WRITTEN PROBLEM >>
Retype only what runs from the first line of the listing to the line holding "LEGEND_F = ['C57BL/6", both included. Do not retype the pictures.

Plotting code records

↓↓↓

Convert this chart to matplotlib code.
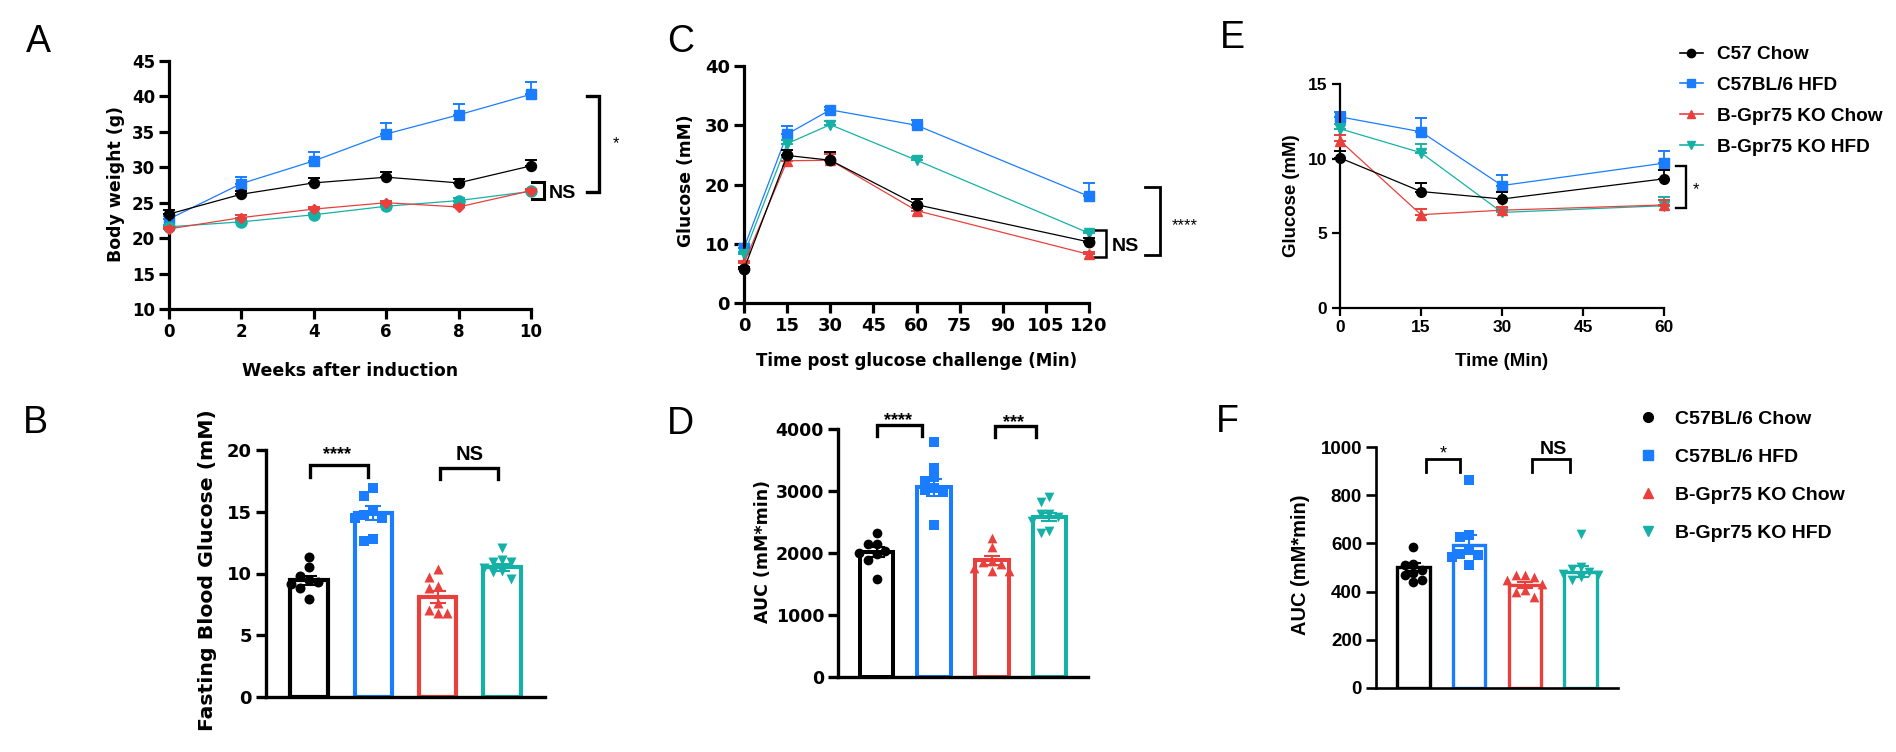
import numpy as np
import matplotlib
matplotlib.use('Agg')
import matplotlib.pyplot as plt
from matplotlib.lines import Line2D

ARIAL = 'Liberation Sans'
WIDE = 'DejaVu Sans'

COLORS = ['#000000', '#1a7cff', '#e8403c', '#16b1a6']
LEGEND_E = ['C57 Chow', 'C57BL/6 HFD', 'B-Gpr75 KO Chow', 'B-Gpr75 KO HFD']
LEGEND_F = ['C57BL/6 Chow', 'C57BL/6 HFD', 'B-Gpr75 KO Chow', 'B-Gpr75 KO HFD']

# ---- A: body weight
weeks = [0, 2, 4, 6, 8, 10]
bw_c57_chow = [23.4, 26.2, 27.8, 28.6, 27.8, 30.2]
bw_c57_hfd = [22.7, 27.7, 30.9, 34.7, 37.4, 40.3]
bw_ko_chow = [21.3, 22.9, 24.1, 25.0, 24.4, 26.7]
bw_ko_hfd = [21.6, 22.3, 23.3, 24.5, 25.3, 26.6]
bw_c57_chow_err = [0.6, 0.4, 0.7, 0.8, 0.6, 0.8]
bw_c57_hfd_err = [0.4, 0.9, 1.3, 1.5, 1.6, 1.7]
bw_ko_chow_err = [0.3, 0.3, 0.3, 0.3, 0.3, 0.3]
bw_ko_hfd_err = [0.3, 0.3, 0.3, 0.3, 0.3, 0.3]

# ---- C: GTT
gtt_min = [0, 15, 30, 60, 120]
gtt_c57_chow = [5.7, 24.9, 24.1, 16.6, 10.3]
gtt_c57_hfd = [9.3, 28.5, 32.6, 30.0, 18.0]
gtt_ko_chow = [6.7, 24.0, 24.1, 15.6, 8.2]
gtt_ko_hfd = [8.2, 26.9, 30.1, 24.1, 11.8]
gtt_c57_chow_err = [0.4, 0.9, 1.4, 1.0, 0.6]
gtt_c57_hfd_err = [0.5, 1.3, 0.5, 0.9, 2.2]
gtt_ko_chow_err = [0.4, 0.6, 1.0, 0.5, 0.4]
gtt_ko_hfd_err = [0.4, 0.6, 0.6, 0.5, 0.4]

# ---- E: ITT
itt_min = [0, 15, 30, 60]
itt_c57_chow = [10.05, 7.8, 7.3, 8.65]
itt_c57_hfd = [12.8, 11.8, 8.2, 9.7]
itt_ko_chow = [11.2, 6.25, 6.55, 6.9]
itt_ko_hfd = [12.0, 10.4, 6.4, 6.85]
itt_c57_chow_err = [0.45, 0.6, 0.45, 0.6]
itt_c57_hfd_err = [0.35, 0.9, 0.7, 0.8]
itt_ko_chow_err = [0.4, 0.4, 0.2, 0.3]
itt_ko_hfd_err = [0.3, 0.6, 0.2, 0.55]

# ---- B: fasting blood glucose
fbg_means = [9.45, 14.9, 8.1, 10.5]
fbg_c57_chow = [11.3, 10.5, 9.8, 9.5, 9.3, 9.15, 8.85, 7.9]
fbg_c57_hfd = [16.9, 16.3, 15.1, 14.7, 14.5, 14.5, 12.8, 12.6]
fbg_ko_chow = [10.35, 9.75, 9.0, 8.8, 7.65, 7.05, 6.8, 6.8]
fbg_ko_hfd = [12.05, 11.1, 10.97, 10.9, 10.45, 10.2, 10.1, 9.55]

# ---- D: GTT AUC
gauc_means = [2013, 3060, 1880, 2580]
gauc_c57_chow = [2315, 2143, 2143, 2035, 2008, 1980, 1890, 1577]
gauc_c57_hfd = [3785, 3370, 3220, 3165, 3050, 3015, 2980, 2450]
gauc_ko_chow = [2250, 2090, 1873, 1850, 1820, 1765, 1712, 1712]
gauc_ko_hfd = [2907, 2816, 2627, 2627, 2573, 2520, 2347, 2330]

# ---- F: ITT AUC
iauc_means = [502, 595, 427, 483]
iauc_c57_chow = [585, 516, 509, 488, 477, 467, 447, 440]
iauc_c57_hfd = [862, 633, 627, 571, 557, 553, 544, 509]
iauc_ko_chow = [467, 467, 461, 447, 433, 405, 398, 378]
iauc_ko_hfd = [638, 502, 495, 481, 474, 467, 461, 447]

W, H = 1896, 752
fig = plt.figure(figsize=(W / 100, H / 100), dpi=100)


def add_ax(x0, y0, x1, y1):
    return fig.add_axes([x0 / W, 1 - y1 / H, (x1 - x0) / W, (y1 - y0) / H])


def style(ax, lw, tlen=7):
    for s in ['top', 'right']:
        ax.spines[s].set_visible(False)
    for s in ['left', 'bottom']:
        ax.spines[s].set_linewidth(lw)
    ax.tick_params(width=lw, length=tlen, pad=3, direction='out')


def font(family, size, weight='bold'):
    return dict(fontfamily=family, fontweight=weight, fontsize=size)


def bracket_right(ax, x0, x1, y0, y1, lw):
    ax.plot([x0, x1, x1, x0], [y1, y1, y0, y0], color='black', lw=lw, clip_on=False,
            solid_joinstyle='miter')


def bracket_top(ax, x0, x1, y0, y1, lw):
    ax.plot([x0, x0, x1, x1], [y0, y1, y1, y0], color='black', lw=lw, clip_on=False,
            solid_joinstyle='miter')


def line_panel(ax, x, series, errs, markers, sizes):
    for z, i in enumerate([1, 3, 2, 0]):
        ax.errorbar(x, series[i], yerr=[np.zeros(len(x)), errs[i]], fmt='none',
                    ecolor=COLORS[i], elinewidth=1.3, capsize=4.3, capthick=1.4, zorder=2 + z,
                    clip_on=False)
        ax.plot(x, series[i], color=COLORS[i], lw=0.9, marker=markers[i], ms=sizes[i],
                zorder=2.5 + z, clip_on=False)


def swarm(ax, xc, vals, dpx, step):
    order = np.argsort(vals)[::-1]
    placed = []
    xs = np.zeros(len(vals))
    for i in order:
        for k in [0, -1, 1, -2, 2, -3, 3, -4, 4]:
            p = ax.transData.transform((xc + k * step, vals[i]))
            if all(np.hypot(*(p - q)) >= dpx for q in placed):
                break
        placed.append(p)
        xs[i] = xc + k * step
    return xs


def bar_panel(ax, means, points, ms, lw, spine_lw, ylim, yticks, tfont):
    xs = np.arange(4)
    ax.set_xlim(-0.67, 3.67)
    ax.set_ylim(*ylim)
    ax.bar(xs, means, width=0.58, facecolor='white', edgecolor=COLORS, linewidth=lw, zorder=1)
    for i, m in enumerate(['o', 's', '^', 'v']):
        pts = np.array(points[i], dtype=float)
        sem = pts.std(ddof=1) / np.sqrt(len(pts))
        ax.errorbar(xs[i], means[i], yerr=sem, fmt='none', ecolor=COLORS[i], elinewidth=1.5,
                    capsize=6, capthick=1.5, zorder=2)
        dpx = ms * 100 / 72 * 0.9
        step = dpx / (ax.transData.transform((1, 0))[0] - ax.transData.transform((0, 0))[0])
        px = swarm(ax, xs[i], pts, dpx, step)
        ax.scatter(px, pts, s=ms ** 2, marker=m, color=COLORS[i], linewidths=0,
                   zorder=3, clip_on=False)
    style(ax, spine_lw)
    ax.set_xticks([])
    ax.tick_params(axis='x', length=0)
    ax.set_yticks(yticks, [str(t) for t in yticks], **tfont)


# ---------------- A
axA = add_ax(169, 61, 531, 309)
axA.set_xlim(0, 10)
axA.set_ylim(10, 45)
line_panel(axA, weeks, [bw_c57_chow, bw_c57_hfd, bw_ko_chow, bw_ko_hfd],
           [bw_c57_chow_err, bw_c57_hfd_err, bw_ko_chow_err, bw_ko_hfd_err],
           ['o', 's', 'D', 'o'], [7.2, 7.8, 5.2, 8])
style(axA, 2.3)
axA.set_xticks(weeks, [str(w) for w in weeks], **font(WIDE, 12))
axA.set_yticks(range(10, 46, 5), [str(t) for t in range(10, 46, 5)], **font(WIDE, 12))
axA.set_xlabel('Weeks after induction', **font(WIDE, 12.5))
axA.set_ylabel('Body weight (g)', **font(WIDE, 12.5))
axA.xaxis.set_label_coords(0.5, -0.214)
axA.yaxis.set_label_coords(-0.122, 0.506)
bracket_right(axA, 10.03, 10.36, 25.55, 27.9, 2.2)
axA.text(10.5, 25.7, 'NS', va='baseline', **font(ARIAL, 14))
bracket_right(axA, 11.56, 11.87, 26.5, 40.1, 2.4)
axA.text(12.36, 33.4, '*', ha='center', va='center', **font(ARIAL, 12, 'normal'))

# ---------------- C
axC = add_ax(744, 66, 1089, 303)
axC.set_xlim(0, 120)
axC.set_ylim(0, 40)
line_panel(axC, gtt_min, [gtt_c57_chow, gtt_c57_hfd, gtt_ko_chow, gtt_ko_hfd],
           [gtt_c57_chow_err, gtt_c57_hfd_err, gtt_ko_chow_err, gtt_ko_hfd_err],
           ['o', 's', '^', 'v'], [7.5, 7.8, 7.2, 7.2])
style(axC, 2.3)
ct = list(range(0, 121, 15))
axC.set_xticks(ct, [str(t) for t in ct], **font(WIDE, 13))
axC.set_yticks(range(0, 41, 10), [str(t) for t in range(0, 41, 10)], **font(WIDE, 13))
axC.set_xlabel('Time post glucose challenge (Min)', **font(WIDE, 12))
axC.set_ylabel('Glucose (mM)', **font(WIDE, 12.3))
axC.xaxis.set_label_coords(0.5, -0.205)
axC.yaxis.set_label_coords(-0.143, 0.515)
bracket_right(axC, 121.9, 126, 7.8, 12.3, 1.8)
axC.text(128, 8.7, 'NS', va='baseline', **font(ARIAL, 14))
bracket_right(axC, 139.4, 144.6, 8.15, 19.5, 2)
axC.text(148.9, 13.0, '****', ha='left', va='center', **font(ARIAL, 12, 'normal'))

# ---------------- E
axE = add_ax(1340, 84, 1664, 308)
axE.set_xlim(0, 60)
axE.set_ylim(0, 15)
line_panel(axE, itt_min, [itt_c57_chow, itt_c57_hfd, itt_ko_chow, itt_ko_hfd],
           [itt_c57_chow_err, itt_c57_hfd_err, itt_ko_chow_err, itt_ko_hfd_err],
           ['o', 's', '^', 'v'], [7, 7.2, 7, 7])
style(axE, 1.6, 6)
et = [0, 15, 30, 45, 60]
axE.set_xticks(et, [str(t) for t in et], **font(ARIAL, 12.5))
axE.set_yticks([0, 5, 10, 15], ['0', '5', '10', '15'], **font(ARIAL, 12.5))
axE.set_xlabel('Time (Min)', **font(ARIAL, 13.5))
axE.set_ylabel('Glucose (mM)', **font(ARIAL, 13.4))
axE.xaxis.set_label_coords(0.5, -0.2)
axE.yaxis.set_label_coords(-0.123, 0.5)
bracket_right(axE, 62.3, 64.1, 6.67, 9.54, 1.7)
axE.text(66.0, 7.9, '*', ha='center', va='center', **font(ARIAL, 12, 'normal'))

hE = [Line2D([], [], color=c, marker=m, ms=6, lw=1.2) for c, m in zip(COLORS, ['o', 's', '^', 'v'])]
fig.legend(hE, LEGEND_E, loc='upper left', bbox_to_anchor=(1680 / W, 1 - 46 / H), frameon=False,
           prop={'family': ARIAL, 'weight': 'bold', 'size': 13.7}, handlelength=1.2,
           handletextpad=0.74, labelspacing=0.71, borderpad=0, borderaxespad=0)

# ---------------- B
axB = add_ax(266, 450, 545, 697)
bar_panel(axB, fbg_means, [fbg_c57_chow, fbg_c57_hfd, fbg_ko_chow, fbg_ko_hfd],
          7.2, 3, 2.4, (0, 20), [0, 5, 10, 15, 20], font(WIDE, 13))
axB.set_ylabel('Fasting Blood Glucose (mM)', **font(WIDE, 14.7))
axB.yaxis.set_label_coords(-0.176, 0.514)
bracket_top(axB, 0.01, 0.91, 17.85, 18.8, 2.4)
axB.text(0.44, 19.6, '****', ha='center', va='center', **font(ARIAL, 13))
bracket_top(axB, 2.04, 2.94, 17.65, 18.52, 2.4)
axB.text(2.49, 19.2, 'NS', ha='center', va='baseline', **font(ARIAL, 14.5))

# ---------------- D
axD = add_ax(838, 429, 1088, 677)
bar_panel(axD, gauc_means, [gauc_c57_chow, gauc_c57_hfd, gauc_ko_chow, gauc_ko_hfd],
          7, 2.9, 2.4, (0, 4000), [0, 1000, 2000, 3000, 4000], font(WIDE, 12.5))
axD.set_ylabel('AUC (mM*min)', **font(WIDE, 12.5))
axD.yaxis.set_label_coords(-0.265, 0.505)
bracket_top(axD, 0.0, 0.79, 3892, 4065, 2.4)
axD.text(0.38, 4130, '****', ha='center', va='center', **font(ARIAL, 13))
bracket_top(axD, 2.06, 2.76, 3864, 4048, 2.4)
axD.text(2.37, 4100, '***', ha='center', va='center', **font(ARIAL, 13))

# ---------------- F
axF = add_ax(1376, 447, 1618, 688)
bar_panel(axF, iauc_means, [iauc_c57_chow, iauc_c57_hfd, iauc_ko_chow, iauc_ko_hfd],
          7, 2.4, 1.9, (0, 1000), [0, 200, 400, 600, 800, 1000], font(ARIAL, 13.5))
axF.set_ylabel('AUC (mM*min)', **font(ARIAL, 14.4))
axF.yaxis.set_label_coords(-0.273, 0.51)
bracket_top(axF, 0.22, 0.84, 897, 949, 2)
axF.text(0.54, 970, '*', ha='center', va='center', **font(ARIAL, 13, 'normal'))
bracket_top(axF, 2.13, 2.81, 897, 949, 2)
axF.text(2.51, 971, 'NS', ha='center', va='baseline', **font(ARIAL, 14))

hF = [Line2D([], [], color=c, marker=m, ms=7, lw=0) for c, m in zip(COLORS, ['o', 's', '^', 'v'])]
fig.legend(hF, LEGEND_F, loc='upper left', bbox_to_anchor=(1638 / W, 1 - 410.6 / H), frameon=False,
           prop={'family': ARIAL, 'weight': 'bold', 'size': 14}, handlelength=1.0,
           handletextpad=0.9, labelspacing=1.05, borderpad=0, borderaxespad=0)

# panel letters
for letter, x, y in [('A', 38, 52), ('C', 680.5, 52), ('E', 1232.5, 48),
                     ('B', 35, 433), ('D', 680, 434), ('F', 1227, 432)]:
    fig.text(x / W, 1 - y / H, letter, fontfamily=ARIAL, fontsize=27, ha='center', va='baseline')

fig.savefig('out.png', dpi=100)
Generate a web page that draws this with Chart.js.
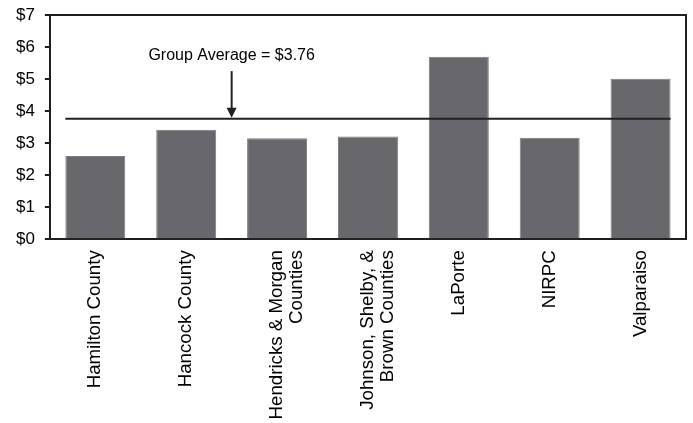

↑↑↑

RESULT FOR THIS TASK >>
Convert this chart to matplotlib code.
import numpy as np
import matplotlib
matplotlib.use('Agg')
import matplotlib.pyplot as plt
from matplotlib.lines import Line2D

ARIAL = 'Liberation Sans'
WIDE = 'DejaVu Sans'

COLORS = ['#000000', '#1a7cff', '#e8403c', '#16b1a6']
LEGEND_E = ['C57 Chow', 'C57BL/6 HFD', 'B-Gpr75 KO Chow', 'B-Gpr75 KO HFD']
LEGEND_F = ['C57BL/6 Chow', 'C57BL/6 HFD', 'B-Gpr75 KO Chow', 'B-Gpr75 KO HFD']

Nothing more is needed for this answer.